I have used the preprocessor to avoid this sort of slowdown in the past in a binary search function:

https://github.com/openzfs/zfs/commit/677c6f8457943fe5b56d7a...

The performance gain comes not from eliminating the function overhead, but enabling conditional move instructions to be used in the comparator, which eliminates a pipeline hazard on each loop iteration. There is some gain from eliminating the function overhead, but it is tiny in comparison to eliminating the pipeline hazard.

That said, C++ has its weaknesses too, particularly in its typical data structures, its excessive use of dynamic memory allocation and its exception handling. I gave an example here:

https://news.ycombinator.com/item?id=43827857

Honestly, I think these weaknesses are more severe than qsort being unable to inline the comparator.

uecker · 2025-04-29T01:40:06 1745890806

A comparator can be inlined just fine in C. See here where the full example is folded to a constant: https://godbolt.org/z/bnsvGjrje

Does not work if the compiler can not look into the function, but the same is true in C++.

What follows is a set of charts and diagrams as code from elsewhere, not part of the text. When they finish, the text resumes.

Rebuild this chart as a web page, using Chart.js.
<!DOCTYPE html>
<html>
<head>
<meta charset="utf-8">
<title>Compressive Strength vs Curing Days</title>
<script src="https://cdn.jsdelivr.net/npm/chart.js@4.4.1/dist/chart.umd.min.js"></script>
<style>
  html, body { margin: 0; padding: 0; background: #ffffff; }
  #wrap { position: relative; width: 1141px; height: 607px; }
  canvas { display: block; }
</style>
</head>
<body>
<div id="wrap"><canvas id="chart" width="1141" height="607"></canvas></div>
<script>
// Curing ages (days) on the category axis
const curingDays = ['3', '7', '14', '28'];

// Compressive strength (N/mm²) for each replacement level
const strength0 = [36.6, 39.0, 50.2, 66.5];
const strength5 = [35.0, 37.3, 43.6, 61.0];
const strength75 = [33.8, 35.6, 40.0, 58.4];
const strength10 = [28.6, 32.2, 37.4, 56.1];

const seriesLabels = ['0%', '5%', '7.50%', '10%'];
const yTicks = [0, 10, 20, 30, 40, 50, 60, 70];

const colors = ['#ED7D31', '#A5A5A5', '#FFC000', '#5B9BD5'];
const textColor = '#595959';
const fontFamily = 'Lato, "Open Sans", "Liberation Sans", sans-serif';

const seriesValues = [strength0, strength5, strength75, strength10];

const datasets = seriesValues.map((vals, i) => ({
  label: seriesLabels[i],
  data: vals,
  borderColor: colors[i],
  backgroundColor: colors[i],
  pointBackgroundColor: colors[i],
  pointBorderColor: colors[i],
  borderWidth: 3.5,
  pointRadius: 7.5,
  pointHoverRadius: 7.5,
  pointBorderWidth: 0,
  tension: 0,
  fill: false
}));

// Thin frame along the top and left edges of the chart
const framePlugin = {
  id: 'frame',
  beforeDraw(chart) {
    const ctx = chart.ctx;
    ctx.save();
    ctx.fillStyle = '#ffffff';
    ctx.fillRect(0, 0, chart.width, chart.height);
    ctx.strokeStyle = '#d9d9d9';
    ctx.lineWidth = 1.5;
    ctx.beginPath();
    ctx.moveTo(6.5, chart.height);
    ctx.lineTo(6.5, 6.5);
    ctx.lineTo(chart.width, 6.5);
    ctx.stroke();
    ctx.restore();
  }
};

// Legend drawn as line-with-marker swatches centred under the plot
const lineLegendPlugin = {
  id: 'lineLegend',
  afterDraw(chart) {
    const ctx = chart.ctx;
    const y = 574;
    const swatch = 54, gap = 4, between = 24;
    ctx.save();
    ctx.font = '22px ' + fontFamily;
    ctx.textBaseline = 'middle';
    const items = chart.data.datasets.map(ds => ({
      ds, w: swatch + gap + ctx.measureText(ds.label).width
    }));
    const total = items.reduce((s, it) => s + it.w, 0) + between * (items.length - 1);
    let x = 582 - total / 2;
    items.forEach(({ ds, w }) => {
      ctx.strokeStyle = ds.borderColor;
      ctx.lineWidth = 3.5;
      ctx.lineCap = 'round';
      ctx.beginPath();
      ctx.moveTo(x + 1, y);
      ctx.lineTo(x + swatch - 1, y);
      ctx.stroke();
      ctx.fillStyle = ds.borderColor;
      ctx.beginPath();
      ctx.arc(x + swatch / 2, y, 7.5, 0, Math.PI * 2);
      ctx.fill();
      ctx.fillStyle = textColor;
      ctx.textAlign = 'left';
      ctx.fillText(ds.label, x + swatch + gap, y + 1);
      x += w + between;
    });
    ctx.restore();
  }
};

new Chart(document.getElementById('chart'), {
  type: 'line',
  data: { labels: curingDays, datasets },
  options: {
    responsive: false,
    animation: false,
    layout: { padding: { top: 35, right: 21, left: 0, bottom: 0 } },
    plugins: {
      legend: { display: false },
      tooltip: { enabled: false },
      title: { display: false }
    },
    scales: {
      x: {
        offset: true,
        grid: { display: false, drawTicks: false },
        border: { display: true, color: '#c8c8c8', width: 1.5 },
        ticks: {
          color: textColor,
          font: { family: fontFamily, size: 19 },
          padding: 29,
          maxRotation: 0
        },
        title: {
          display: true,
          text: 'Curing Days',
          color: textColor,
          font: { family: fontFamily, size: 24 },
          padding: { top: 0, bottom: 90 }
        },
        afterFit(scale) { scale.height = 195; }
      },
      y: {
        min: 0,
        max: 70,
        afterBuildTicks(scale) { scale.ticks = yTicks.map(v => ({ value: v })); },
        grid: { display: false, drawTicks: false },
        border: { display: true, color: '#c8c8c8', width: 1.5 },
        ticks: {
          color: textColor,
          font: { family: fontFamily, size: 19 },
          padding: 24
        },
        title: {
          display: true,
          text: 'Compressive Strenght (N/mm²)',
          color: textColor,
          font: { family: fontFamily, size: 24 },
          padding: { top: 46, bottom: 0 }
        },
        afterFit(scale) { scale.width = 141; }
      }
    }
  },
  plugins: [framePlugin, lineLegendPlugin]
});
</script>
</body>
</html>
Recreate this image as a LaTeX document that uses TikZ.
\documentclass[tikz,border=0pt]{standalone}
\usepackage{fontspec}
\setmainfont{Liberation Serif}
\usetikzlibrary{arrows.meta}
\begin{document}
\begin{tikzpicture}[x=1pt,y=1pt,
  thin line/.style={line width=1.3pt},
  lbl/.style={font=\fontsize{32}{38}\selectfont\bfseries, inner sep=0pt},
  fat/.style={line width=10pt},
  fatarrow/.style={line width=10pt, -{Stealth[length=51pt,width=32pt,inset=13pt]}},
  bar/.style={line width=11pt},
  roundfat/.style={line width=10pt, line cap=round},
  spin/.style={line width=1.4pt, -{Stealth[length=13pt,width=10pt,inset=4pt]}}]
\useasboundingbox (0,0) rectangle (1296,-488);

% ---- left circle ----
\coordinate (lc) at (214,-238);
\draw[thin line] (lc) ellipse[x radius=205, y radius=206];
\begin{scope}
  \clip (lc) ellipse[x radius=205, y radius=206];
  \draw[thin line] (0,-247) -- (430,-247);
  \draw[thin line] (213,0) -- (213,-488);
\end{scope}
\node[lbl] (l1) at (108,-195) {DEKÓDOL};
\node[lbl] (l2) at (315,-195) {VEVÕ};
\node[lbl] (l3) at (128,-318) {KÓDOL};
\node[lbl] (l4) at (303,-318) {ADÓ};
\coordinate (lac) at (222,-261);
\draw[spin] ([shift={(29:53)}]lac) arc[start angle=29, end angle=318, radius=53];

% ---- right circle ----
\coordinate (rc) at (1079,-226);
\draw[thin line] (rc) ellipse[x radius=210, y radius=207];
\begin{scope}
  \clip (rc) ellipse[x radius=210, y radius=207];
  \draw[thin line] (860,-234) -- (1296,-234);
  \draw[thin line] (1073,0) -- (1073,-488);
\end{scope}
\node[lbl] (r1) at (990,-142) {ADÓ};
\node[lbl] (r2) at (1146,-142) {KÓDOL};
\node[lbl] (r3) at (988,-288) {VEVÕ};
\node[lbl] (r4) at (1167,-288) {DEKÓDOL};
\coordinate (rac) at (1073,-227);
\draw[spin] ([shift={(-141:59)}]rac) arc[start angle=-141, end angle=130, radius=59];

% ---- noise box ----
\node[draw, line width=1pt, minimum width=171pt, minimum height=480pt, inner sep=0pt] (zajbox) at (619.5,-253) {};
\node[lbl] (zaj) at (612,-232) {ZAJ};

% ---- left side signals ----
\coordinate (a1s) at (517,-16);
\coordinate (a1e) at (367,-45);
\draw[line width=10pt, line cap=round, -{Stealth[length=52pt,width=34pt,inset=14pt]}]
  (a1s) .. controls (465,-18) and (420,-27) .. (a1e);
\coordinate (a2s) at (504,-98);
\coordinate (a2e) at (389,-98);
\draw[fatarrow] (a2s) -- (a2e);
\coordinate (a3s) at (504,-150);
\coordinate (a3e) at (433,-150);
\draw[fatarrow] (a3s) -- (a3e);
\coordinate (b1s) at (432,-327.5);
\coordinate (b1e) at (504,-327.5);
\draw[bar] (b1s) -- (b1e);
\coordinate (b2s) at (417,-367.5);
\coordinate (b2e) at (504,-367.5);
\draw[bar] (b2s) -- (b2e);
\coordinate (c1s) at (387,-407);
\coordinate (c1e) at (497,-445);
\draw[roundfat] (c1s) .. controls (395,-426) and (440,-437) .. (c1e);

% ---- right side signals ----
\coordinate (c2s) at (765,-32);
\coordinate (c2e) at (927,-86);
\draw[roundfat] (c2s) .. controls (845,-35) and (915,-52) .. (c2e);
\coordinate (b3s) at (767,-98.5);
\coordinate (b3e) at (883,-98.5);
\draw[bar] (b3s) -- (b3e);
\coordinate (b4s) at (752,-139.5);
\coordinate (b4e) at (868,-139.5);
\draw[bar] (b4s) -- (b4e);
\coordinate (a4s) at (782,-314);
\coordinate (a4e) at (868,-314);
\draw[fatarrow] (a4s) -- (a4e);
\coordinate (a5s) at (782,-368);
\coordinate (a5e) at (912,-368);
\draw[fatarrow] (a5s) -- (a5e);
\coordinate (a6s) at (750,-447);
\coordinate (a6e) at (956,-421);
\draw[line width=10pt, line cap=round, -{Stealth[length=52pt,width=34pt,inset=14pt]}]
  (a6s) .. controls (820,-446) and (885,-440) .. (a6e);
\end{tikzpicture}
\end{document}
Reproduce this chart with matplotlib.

ryao · 2025-04-29T01:47:29 1745891249

That does not show the comparator being inlined since everything was folded into a constant, although I suppose it was. Neat.

Edit: It sort of works for the bsearch() standard library function:

https://godbolt.org/z/3vEYrscof

However, it optimized the binary search into a linear search. I wanted to see it implement a binary search, so I tried with a bigger array:

https://godbolt.org/z/rjbev3xGM

Now it calls bsearch instead of inlining the comparator.

jcalvinowens · 2025-04-29T02:08:07 1745892487

With optimization, it will really inline it with an unknown size array: https://godbolt.org/z/sK3nK34Y4

That's not the most general case, but it's better than I expected.

ryao · 2025-04-29T02:18:09 1745893089

Nice catch. I had goofed by omitting optimization when checking this from an iPad.

That said, this brings me to my original reason for checking this, which is to say that it did not use a cmov instruction to eliminate unnecessary branching from the loop, so it is probably slower than a binary search that does:

https://en.algorithmica.org/hpc/data-structures/binary-searc...

That had been the entire motivation behind this commit to OpenZFS:

https://github.com/openzfs/zfs/commit/677c6f8457943fe5b56d7a...

It should be possible to adapt this to benchmark both the inlined bsearch() against an implementation designed to encourage the compiler to emit a conditional move to skip a branch to see which is faster:

https://github.com/scandum/binary_search

My guess is the cmov version will win. I assume merits a bug report, although I suspect improving this is a low priority much like my last report in this area:

https://gcc.gnu.org/bugzilla/show_bug.cgi?id=110001